By Courtney Vanderford
Aren’t you so glad for a God of salvation?
In the Psalms, we repeatedly see cries for rescue from the God of salvation, a warrior in battle. We see descriptions of a rock and a stronghold of salvation, the hope of all the ends of the earth. We need a God of salvation.
So it should be no surprise that Psalm 65 starts by proclaiming that praise is due to this God, our God of salvation. The first five verses in Psalm 65 highlight the personal aspects of our salvation, showing that God doesn’t provide some sort of blanket, impersonal rescue; revealing all the more that “Praise is due to you, O God” (Psalm 65:1).
“O you who hear prayer..." (65:2) Have you ever thought about what a wonder it is that God hears our prayers? Throughout the Psalms, I’ve noticed so many places like this that remind us that God is a God who hears us. I take that for granted far too often, but it's so good to be reminded of it so frequently. God hears us.
"To you shall all flesh come." (65:2) No matter the complete mess we might find ourselves in, totally wrecked in our sin and seemingly buried beyond rescue, the reach of Jesus’ redemption is still so much deeper, ready to receive the even the vilest of sinners.
In the book Gentle and Lowly, Dane Ortlund says, "God's forgiving, redeeming, restoring touch reaches down into the darkest crevices of our souls... More than this: those crevices of sin are themselves the places where Christ loves us most." There is no one that is better fit than another to come to him. We don't need to collect ourselves first and come to him second. He is drawn to our brokenness. The more that is broken, there is only more grace found in the God of our salvation.
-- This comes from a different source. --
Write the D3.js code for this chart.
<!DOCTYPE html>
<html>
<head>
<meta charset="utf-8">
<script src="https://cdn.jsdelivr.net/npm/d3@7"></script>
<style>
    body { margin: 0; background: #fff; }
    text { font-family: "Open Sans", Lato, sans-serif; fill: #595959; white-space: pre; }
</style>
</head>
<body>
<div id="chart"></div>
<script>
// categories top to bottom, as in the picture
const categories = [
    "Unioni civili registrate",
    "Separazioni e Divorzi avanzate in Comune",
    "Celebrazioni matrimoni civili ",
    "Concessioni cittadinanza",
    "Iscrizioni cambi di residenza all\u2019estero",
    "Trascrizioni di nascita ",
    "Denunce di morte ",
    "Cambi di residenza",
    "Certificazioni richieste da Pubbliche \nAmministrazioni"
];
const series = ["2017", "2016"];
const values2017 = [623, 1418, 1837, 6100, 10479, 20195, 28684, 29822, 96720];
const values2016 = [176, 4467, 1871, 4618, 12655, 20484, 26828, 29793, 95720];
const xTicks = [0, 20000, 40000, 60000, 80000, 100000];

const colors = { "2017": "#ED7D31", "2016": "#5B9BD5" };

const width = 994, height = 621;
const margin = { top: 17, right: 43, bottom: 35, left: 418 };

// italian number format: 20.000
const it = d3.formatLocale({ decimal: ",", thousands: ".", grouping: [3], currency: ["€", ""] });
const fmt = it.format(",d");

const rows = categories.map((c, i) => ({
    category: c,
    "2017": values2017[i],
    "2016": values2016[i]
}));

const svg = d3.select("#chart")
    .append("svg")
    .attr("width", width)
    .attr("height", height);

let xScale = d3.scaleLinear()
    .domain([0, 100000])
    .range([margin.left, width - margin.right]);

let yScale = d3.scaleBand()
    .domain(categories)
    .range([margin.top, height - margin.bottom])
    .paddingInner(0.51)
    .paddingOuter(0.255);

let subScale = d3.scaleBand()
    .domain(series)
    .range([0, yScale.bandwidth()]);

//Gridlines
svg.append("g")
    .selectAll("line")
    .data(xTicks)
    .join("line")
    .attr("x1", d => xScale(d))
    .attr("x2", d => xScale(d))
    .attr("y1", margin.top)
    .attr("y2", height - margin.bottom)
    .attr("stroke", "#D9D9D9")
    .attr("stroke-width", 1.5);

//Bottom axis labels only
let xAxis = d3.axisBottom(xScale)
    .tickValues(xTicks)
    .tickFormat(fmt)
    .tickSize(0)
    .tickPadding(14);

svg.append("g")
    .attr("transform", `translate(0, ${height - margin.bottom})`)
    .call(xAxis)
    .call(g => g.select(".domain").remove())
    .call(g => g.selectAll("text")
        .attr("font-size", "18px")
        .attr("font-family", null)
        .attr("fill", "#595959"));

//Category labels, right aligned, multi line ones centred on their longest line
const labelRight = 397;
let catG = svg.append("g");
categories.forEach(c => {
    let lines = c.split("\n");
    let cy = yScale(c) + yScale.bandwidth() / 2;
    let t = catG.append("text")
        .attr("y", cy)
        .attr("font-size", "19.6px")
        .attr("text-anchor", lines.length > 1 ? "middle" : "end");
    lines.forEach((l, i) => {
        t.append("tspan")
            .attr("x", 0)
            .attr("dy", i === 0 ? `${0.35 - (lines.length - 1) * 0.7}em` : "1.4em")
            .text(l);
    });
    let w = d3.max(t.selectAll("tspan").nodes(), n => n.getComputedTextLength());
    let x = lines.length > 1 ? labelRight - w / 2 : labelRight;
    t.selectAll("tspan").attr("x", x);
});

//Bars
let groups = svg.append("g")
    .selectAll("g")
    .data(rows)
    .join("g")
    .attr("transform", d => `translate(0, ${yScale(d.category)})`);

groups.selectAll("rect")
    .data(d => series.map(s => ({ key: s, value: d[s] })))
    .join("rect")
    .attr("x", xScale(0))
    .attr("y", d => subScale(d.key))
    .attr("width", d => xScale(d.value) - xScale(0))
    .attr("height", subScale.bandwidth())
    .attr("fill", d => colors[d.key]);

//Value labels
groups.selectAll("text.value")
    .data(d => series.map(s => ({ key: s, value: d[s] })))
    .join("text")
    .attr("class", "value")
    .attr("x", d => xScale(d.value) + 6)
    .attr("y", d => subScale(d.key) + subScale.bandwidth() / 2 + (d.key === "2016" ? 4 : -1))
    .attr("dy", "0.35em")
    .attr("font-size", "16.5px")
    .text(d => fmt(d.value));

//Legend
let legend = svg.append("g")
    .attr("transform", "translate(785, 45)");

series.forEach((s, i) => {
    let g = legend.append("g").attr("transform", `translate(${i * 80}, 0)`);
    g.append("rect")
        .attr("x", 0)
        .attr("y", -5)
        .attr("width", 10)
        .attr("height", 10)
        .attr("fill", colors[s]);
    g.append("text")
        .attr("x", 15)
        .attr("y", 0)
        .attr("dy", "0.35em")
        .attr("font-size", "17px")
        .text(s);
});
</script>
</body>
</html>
"When iniquities prevail against me, you atone for our transgressions." (65:3) Goodness gracious, what good news! Not some sort band-aid of temporary cover or temporary comfort, but atonement for our sins! When my iniquities, whose only reward is death, prove to be more powerful than me, the God of salvation makes a way. There's nothing better than that.
"Blessed is the one you choose and bring near, to dwell in your courts! We shall be satisfied with the goodness of your house, the holiness of your temple!" (65:4) The two halves of this verse shouldn't mesh. We shouldn't be brought near and be able to be satisfied with goodness and holiness. If brought near, we should be completely terrified; we should only be met with wrath. But because of the work of God of salvation, Charles Spurgeon says, "...we do not come nigh in peril of dire destruction... but we approach as chosen and accepted ones, to become dwellers in the divine household: this is heaped up blessedness, vast beyond conception."
"By awesome deeds you answer us with righteousness, O God of our salvation, the hope of all the ends of the earth and of the farthest of the seas…" (65:5) More than just hearing our prayers in verse 2, he answers us. The most spectacular of these answers can only be found in the atoning and redeeming work of Jesus Christ. The very best hope of all the ends of the earth and the farthest of seas, He is our God of salvation.
Aren't you so glad for a God of salvation?